There would be some really great upcoming features in the next two weeks, which include the ability for project owners to post updates about their projects directly on the project page, and also that for community members to engage in comments on these updates.

Also the 'About' section would soon have a makeover with addtion of rich markdown function, users would be able to add headings and different stylistic text changes, images and etc.

Juicy Picks Poll by Aeolian

Aeolian made a poll in the Discussion channel of our Discord server, to let community members elect which projects should be put on the Juicy picks section on our homepage.

Juicy Picks Poll

Here under was the current layout of Juicy Picks, which would be rearranged according to the poll results above.

current Juicy picks

ETH Shanghai Meetup Updates by LJ

According to LJ, his plan to host workshops with other DAOs during ETH Shanghai would have to be cancelled, due to the fact that for some reason ETH Shanghai had essentially moved all the activities of this event online.

But expecting some people would still go to Shanghai in that period of time, he was planning to host a more casual meetup such as a IRL Juicebox happy hour by then.

Also LJ announced that he had been working with Filipv on some legal templates that will be provided to project creators to create their legal entities. They had been working on setting up a website where people can download a template and sign with their crypto wallet, and also building a GitHub repository where people can submit a template through PR and other people will review and accept the template if it turns out to be useful.

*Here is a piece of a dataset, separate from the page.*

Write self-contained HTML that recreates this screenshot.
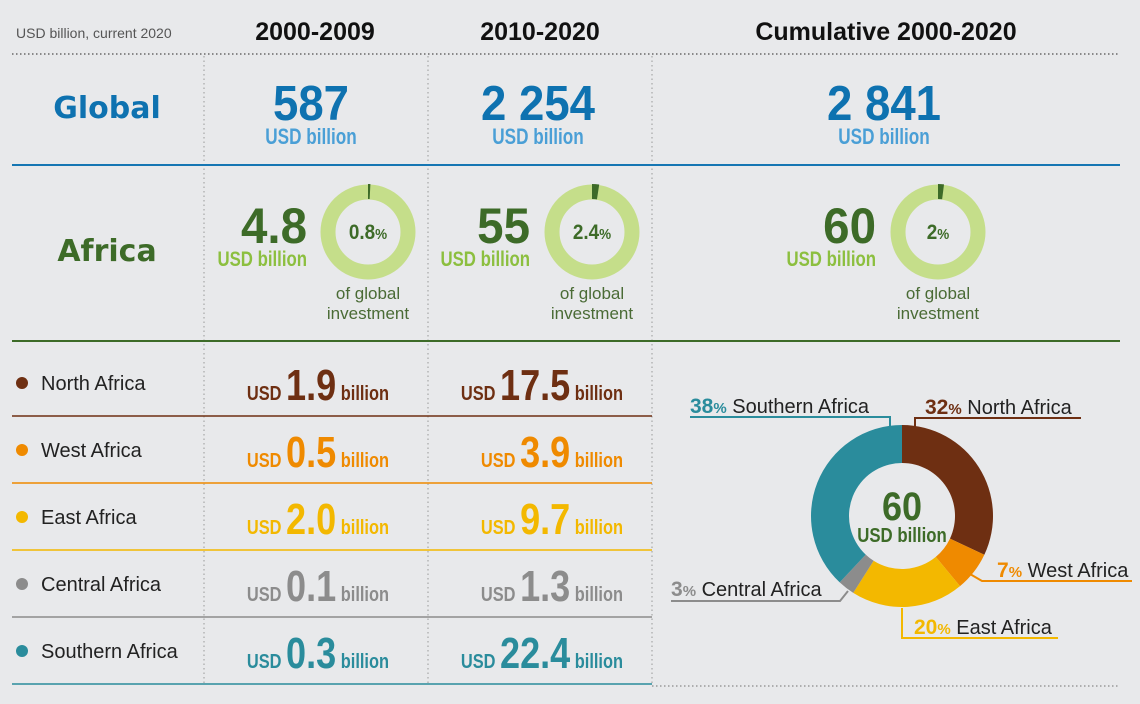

Speech at ETH Waterloo by Nicholas

Nicholas would be giving a talk at ETH Waterloo on June 23rd about the token resolver, Juicebox protocol metadata contracts. He also planned to talk about how the contracts work, introduce the concept of Juicebox cards as a very cool application enabled with onchain metadata, and share some of the template contracts that people can easily fork and write their own metadata.

Nance Updates by Nicholas

Nicholas introduced that lately the Nance team had been making lots of improvements to jbdao.org, our custom website for governance.

One of new features is the “Fork Proposal", which allows people to literally fork an arbitrary proposal and make a similar one very conveniently.

jbdao fork proposal

And another feature was to allow authors of proposal to add actions for a certain proposal, with the onchain transactions or reconfiguration parameters, etc. which are supposed to happen on the blockchain once the proposal is approved. These are structured data parameters that will show up at the top of a proposal, and in the future iteration of Nance, these actions will be propogated into a new interface where people can reconfigure a project directly without needing extra efforts to manually construct a reconfiguration, and in turn lowering the risks of errors might be incurred.